As I consider my approach to this idea, there are any number of perspectives I could take. I can come to the project with a perspective of "I don't know how to do this," or "this is going to be hard," or "it will be fun learning something new," or "it's a big experiment." (To name just a few of the many possible perspectives I could take.)

There is some truth in each of those perspectives: It's true that I really don't know how to do this or even how to get started with what I currently know. It's also true that I will likely find parts of it to be hard and frustrating as I try to master a new skill. And it's true that I will ultimately have fun as I master it because I enjoy learning new things. And it's also true that the learning process (and the creative process itself) will be a big experiment as I try and fail and try again until I produce something that looks like what I am imagining.

As I approach this project, however, each perspective feels very different and therefore equips me differently as I view the project from that place.

The "I don't know how to do this perspective" leaves me feeling uncertain and hesitant and is ultimately disempowering. The "this is going to be hard" perspective feels like struggle and frustration, and I find myself worrying before I even begin about the cost of the materials that I might wind up discarding and the amount of time that I might "waste" in the process of learning.

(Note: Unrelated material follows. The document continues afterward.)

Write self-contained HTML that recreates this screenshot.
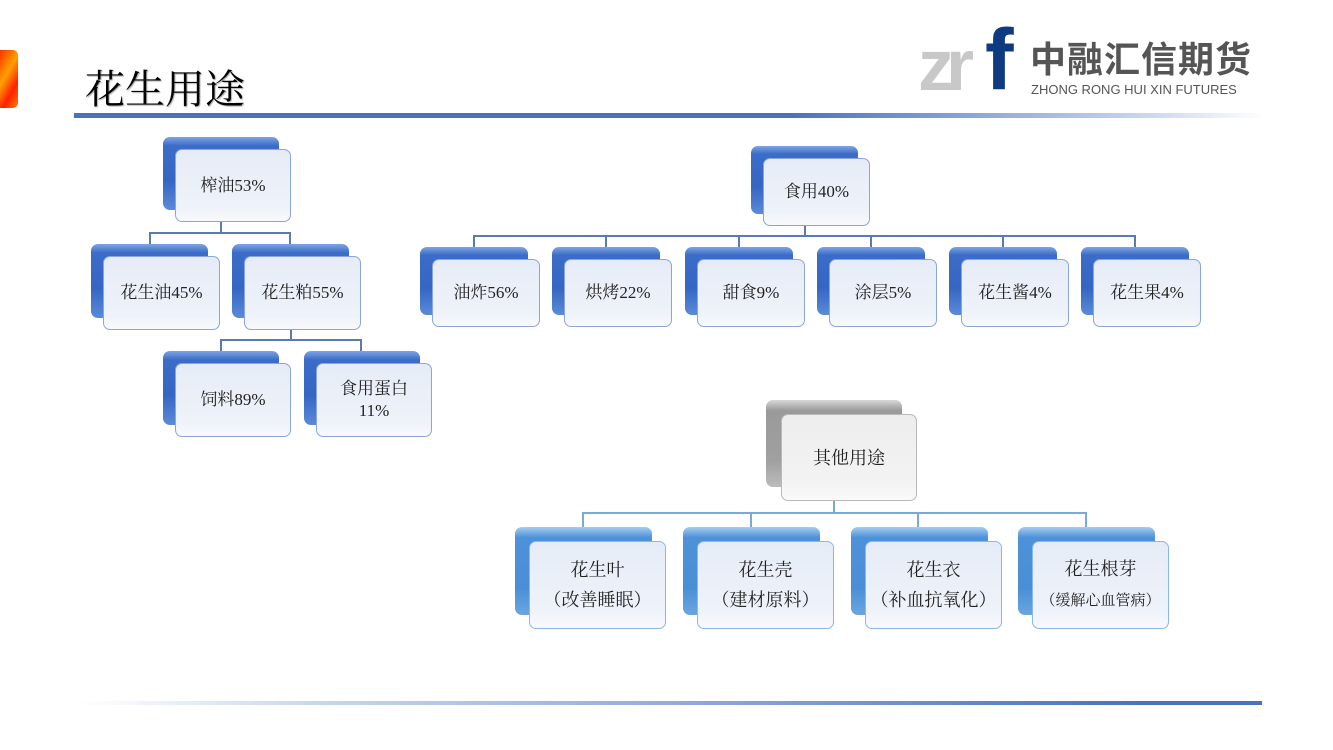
<!DOCTYPE html>
<html><head><meta charset="utf-8"><style>
body{margin:0;width:1333px;height:750px;position:relative;background:#fff;overflow:hidden;font-family:"Liberation Serif","Noto Serif CJK SC",serif;}
.b{position:absolute;border-radius:7px;background:linear-gradient(180deg,#7fa4e4 0%,#3a6cc8 12%,#3566c4 60%,#5a8ad8 100%);}
.b.l{background:linear-gradient(180deg,#a8cdf0 0%,#4d92d8 12%,#4a8fd6 70%,#6aa6e0 100%);}
.b.g{background:linear-gradient(180deg,#d8d8d8 0%,#9a9a9a 12%,#a0a0a0 70%,#bcbcbc 100%);}
.f{position:absolute;border-radius:7px;background:linear-gradient(180deg,#e6ecf7,#eef2f9 80%,#f8f9fc);border:1px solid #8aa6d6;box-sizing:border-box;display:flex;align-items:center;justify-content:center;text-align:center;color:#222;font-size:17px;line-height:22px;}
.f.g{border-color:#b8b8b8;background:linear-gradient(180deg,#ededed,#f3f3f3 80%,#fafafa);font-size:18px;}
.f.l{border-color:#8ab8e6;font-size:18px;line-height:30px;}
.ln{position:absolute;background:#5a7ab0;}
</style></head><body>
<div style="position:absolute;left:0;top:50px;width:18px;height:58px;border-radius:0 5px 5px 0;background:linear-gradient(120deg,#ff3000,#ffa000 40%,#ff2000 70%,#ff8000)"></div>
<div style="position:absolute;left:85px;top:58px;font-size:40px;color:#000;text-shadow:1px 1px 1px #aaa">花生用途</div>
<div style="position:absolute;left:74px;top:113px;width:1190px;height:5px;background:linear-gradient(90deg,#4a72bd 0%,#4a72bd 60%,#c8d6ee 90%,#fff 100%)"></div>
<div style="position:absolute;left:80px;top:701px;width:1182px;height:4px;background:linear-gradient(90deg,#fff 0%,#c8d6ee 20%,#4a72bd 90%)"></div>
<!-- logo -->
<div style="position:absolute;left:918px;top:30px;font:bold 72px 'Liberation Sans',sans-serif;color:#c8c8c8;letter-spacing:-8px;line-height:72px">zr</div>
<div style="position:absolute;left:985px;top:22px;font:bold 86px 'Liberation Sans',sans-serif;color:#0e3a80;line-height:76px">f</div>
<div style="position:absolute;left:1030px;top:40px;font:bold 36px 'Liberation Sans','Noto Sans CJK SC',sans-serif;color:#555;letter-spacing:1px;line-height:40px">中融汇信期货</div>
<div style="position:absolute;left:1031px;top:82px;font:13px 'Liberation Sans',sans-serif;color:#555">ZHONG RONG HUI XIN FUTURES</div>

<!-- connectors -->
<div class="ln" style="left:220px;top:222px;width:2px;height:11px"></div>
<div class="ln" style="left:149px;top:232px;width:142px;height:2px"></div>
<div class="ln" style="left:149px;top:232px;width:2px;height:12px"></div>
<div class="ln" style="left:289px;top:232px;width:2px;height:12px"></div>
<div class="ln" style="left:290px;top:330px;width:2px;height:10px"></div>
<div class="ln" style="left:220px;top:339px;width:142px;height:2px"></div>
<div class="ln" style="left:220px;top:339px;width:2px;height:12px"></div>
<div class="ln" style="left:360px;top:339px;width:2px;height:12px"></div>

<div class="ln" style="left:804px;top:226px;width:2px;height:10px"></div>
<div class="ln" style="left:473px;top:235px;width:663px;height:2px"></div>
<div class="ln" style="left:473px;top:235px;width:2px;height:12px"></div>
<div class="ln" style="left:605px;top:235px;width:2px;height:12px"></div>
<div class="ln" style="left:738px;top:235px;width:2px;height:12px"></div>
<div class="ln" style="left:870px;top:235px;width:2px;height:12px"></div>
<div class="ln" style="left:1002px;top:235px;width:2px;height:12px"></div>
<div class="ln" style="left:1134px;top:235px;width:2px;height:12px"></div>

<div class="ln" style="left:833px;top:501px;width:2px;height:12px;background:#7aa8d8"></div>
<div class="ln" style="left:582px;top:512px;width:505px;height:2px;background:#7aa8d8"></div>
<div class="ln" style="left:582px;top:512px;width:2px;height:15px;background:#7aa8d8"></div>
<div class="ln" style="left:750px;top:512px;width:2px;height:15px;background:#7aa8d8"></div>
<div class="ln" style="left:917px;top:512px;width:2px;height:15px;background:#7aa8d8"></div>
<div class="ln" style="left:1085px;top:512px;width:2px;height:15px;background:#7aa8d8"></div>

<!-- left tree -->
<div class="b" style="left:163px;top:137px;width:116px;height:73px"></div>
<div class="f" style="left:175px;top:149px;width:116px;height:73px">榨油53%</div>
<div class="b" style="left:91px;top:244px;width:117px;height:74px"></div>
<div class="f" style="left:103px;top:256px;width:117px;height:74px">花生油45%</div>
<div class="b" style="left:232px;top:244px;width:117px;height:74px"></div>
<div class="f" style="left:244px;top:256px;width:117px;height:74px">花生粕55%</div>
<div class="b" style="left:163px;top:351px;width:116px;height:74px"></div>
<div class="f" style="left:175px;top:363px;width:116px;height:74px">饲料89%</div>
<div class="b" style="left:304px;top:351px;width:116px;height:74px"></div>
<div class="f" style="left:316px;top:363px;width:116px;height:74px"><div>食用蛋白<br>11%</div></div>

<!-- food -->
<div class="b" style="left:751px;top:146px;width:107px;height:68px"></div>
<div class="f" style="left:763px;top:158px;width:107px;height:68px">食用40%</div>
<div class="b" style="left:420px;top:247px;width:108px;height:68px"></div>
<div class="f" style="left:432px;top:259px;width:108px;height:68px">油炸56%</div>
<div class="b" style="left:552px;top:247px;width:108px;height:68px"></div>
<div class="f" style="left:564px;top:259px;width:108px;height:68px">烘烤22%</div>
<div class="b" style="left:685px;top:247px;width:108px;height:68px"></div>
<div class="f" style="left:697px;top:259px;width:108px;height:68px">甜食9%</div>
<div class="b" style="left:817px;top:247px;width:108px;height:68px"></div>
<div class="f" style="left:829px;top:259px;width:108px;height:68px">涂层5%</div>
<div class="b" style="left:949px;top:247px;width:108px;height:68px"></div>
<div class="f" style="left:961px;top:259px;width:108px;height:68px">花生酱4%</div>
<div class="b" style="left:1081px;top:247px;width:108px;height:68px"></div>
<div class="f" style="left:1093px;top:259px;width:108px;height:68px">花生果4%</div>

<!-- other -->
<div class="b g" style="left:766px;top:400px;width:136px;height:87px"></div>
<div class="f g" style="left:781px;top:414px;width:136px;height:87px">其他用途</div>
<div class="b l" style="left:515px;top:527px;width:137px;height:88px"></div>
<div class="f l" style="left:529px;top:541px;width:137px;height:88px"><div>花生叶<br>（改善睡眠）</div></div>
<div class="b l" style="left:683px;top:527px;width:137px;height:88px"></div>
<div class="f l" style="left:697px;top:541px;width:137px;height:88px"><div>花生壳<br>（建材原料）</div></div>
<div class="b l" style="left:851px;top:527px;width:137px;height:88px"></div>
<div class="f l" style="left:865px;top:541px;width:137px;height:88px"><div>花生衣<br>（补血抗氧化）</div></div>
<div class="b l" style="left:1018px;top:527px;width:137px;height:88px"></div>
<div class="f l" style="left:1032px;top:541px;width:137px;height:88px"><div>花生根芽<br><span style="font-size:15px">（缓解心血管病）</span></div></div>
</body></html>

The "it will be fun learning something new" perspective is exciting and makes me want to dive in, but I know myself well enough to also know that this perspective can leave me with false confidence that ultimately causes greater frustration when things don't work the first time or two.

The "it's a big experiment" perspective feels grounded and hopeful to me. My years in the lab as a research chemist give this perspective a strong sense of open possibility and the solving of puzzles and continual improvement and learning that I relate to in a deep way. This perspective feels freeing and exciting, and I can't wait to start my research.

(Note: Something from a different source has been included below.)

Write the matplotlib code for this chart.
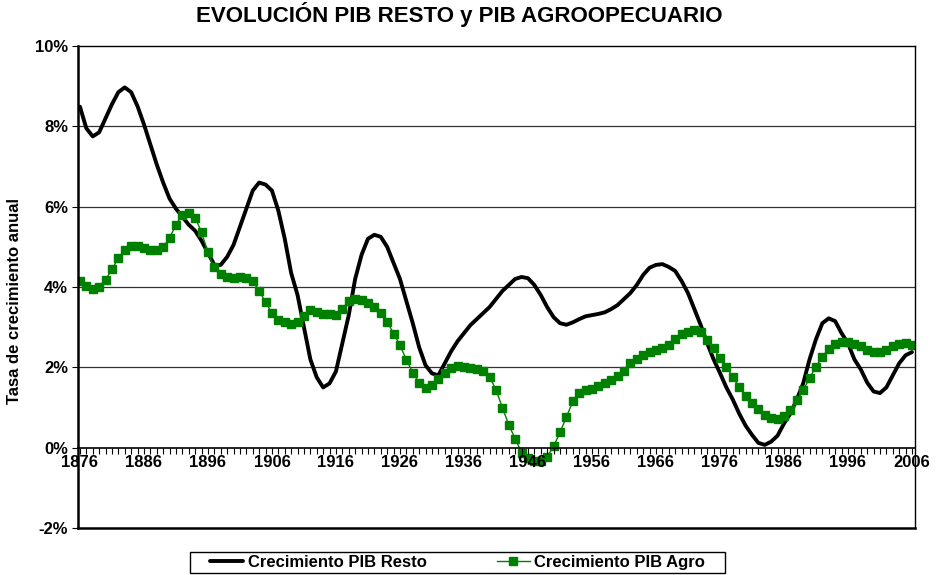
import numpy as np
import matplotlib
matplotlib.use('Agg')
import matplotlib.pyplot as plt
from matplotlib.patches import Rectangle
from matplotlib.ticker import FixedLocator, MultipleLocator, FuncFormatter

plt.rcParams['font.family'] = ['Liberation Sans', 'DejaVu Sans']
plt.rcParams['font.weight'] = 'bold'

# ===== datos (tasa de crecimiento anual, %) =====
years = list(range(1876, 2007))

pib_resto = [
    8.49, 7.95, 7.75, 7.85, 8.20, 8.55, 8.85, 8.97, 8.85, 8.50,   # 1876-1885
    8.05, 7.55, 7.05, 6.60, 6.20, 5.95, 5.75, 5.55, 5.40, 5.15,   # 1886-1895
    4.85, 4.55, 4.55, 4.75, 5.05, 5.50, 5.95, 6.40, 6.60, 6.55,   # 1896-1905
    6.40, 5.90, 5.20, 4.35, 3.80, 3.00, 2.20, 1.75, 1.50, 1.60,   # 1906-1915
    1.90, 2.60, 3.30, 4.20, 4.80, 5.20, 5.30, 5.25, 5.00, 4.60,   # 1916-1925
    4.20, 3.65, 3.10, 2.50, 2.05, 1.85, 1.80, 2.10, 2.40, 2.65,   # 1926-1935
    2.85, 3.05, 3.20, 3.35, 3.50, 3.70, 3.90, 4.05, 4.20, 4.25,   # 1936-1945
    4.22, 4.05, 3.80, 3.50, 3.25, 3.10, 3.06, 3.12, 3.20, 3.27,   # 1946-1955
    3.30, 3.33, 3.37, 3.45, 3.55, 3.70, 3.85, 4.05, 4.30, 4.48,   # 1956-1965
    4.55, 4.57, 4.50, 4.40, 4.15, 3.85, 3.45, 3.05, 2.60, 2.20,   # 1966-1975
    1.86, 1.50, 1.20, 0.85, 0.55, 0.32, 0.12, 0.07, 0.15, 0.30,   # 1976-1985
    0.60, 0.85, 1.20, 1.60, 2.20, 2.70, 3.10, 3.22, 3.15, 2.85,   # 1986-1995
    2.60, 2.20, 1.95, 1.62, 1.40, 1.36, 1.50, 1.80, 2.10, 2.30,   # 1996-2005
    2.38,                                                         # 2006
]

pib_agro = [
    4.15, 4.03, 3.95, 4.01, 4.18, 4.44, 4.72, 4.91, 5.01, 5.02,   # 1876-1885
    4.97, 4.91, 4.91, 4.99, 5.22, 5.55, 5.80, 5.84, 5.73, 5.36,   # 1886-1895
    4.86, 4.49, 4.33, 4.26, 4.22, 4.25, 4.22, 4.14, 3.91, 3.62,   # 1896-1905
    3.35, 3.18, 3.12, 3.08, 3.14, 3.27, 3.42, 3.37, 3.33, 3.32,   # 1906-1915
    3.31, 3.45, 3.66, 3.71, 3.68, 3.61, 3.50, 3.35, 3.14, 2.84,   # 1916-1925
    2.55, 2.19, 1.87, 1.62, 1.48, 1.57, 1.71, 1.86, 1.98, 2.04,   # 1926-1935
    2.01, 1.98, 1.96, 1.92, 1.77, 1.44, 1.00, 0.57, 0.22, -0.12,  # 1936-1945
    -0.26, -0.34, -0.34, -0.22, 0.03, 0.38, 0.76, 1.15, 1.36, 1.43,  # 1946-1955
    1.46, 1.53, 1.61, 1.69, 1.79, 1.92, 2.10, 2.21, 2.30, 2.37,   # 1956-1965
    2.42, 2.48, 2.56, 2.70, 2.84, 2.89, 2.92, 2.87, 2.69, 2.48,   # 1966-1975
    2.23, 2.01, 1.76, 1.51, 1.29, 1.11, 0.96, 0.82, 0.74, 0.71,   # 1976-1985
    0.80, 0.95, 1.18, 1.43, 1.73, 2.02, 2.27, 2.46, 2.59, 2.64,   # 1986-1995
    2.63, 2.59, 2.52, 2.44, 2.37, 2.37, 2.42, 2.52, 2.59, 2.60,   # 1996-2005
    2.56,                                                         # 2006
]

year_labels = list(range(1876, 2007, 10))
y_ticks = [-2, 0, 2, 4, 6, 8, 10]


fig = plt.figure(figsize=(9.37, 5.75), dpi=100)
ax = fig.add_axes([0.0832, 0.0817, 0.8933, 0.8383])

# grid horizontal
for yv in [2, 4, 6, 8]:
    ax.axhline(yv, color='#333333', lw=0.9, zorder=1)

ax.plot(years, pib_resto, color='black', lw=2.8, zorder=2.2,
        label='Crecimiento PIB Resto', solid_capstyle='round')
ax.plot(years, pib_agro, color='#008000', lw=1.0, marker='s', markersize=5.5,
        markeredgecolor='#008000', zorder=2.3, label='Crecimiento PIB Agro')

ax.set_xlim(1875.69, 2006.47)
ax.set_ylim(-2, 10)

# eje de categorias cruzando en 0%
ax.spines['bottom'].set_position(('data', 0))
ax.spines['bottom'].set_linewidth(1.2)
ax.spines['left'].set_linewidth(1.8)
ax.spines['top'].set_linewidth(1.0)
ax.spines['right'].set_linewidth(1.0)
ax.axhline(-2, color='black', lw=1.8, zorder=2, clip_on=False)

ax.xaxis.set_major_locator(FixedLocator(year_labels))
ax.xaxis.set_minor_locator(MultipleLocator(1))
ax.tick_params(axis='x', which='both', direction='out', length=4, width=0.8,
               labelsize=12, pad=1)
for lab in ax.get_xticklabels():
    lab.set_fontweight('bold')
ax.xaxis.set_zorder(5)   # etiquetas de años por encima de los marcadores

ax.yaxis.set_major_locator(FixedLocator(y_ticks))
ax.yaxis.set_major_formatter(FuncFormatter(lambda v, p: '%d%%' % v))
ax.tick_params(axis='y', direction='out', length=4, width=0.8, labelsize=12, pad=3)
for lab in ax.get_yticklabels():
    lab.set_fontweight('bold')

fig.text(0.0155, 0.4765, 'Tasa de crecimiento anual', rotation=90,
         fontsize=12, fontweight='bold', ha='center', va='center')

fig.text(0.49, 0.974, 'EVOLUCIÓN PIB RESTO y PIB AGROOPECUARIO', fontsize=16,
         fontweight='bold', ha='center', va='center')

# leyenda: caja dibujada aparte
fig.patches.append(Rectangle((0.2028, 0.0035), 0.571, 0.0365,
                             transform=fig.transFigure, fill=False,
                             edgecolor='black', lw=1.0))
leg = fig.legend(loc='center', bbox_to_anchor=(0.4883, 0.0217), ncol=2,
                 fontsize=12, frameon=False, handlelength=2.0,
                 columnspacing=4.2, handletextpad=0.25, borderpad=0)
for t in leg.get_texts():
    t.set_fontweight('bold')

fig.savefig('out.png', dpi=100)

When I choose to stand in that experimenting perspective, this choice doesn't deny the truth found in any of the other perspectives, but since I have to approach this project from somewhere, I am choosing to approach it from the perspective that is most helpful to me in moving forward.

That is a very simplistic example, of course, and most of our everyday situations are not nearly so clear cut. Nevertheless, the same choice about the way we approach these situations applies. The problem is that we seldom take time to consider other perspectives and consciously choose the perspective that is most helpful. We all have default perspectives that we gravitate toward, and we tend to choose those unconsciously out of habit.

When our default perspective is not one that serves us well, this can often leave us stuck in situations because we don't realize we have a choice.

It took me years to learn that I truly had a choice about my perspective. My default was to get stuck in stories about blame. I either chose the perspective that someone else was to blame, which made me a victim, or I chose the perspective that I was to blame, which made me a bad person. I couldn't see any other choice possible because there was always some truth in the story I had chosen, and to choose a different story felt like denying the truth I saw in it. Yet neither perspective served me very well in dealing with life effectively.

My training as a life coach changed my understanding of this, particularly as I worked with client after client who was able to get unstuck from situations by exploring and consciously choosing new perspectives without needing to deny the truth present in their original perspective. They simply moved their starting point for their approach to the situation.

Choosing a perspective from which to approach something does not make any of the other perspectives untrue—just as approaching a mountain from a different side does not negate the truth of what the mountain looks like from a different angle. But if I am planning to climb that mountain (or deal effectively with the situation I am facing), choosing to approach it from an angle that makes the ascent easiest will radically change my experience of that mountain (or situation).

We are always choosing our perspectives to everything we face in life, but we seldom take the time to choose those perspectives consciously. If you're feeling stuck in a situation, it may be that your default perspective isn't serving you as well as another one might.

Can you identify the default perspective you've chosen in that situation? What other perspectives are possible? Which of those perspectives is most helpful to you in moving forward? Will you choose that perspective and move forward from that place today?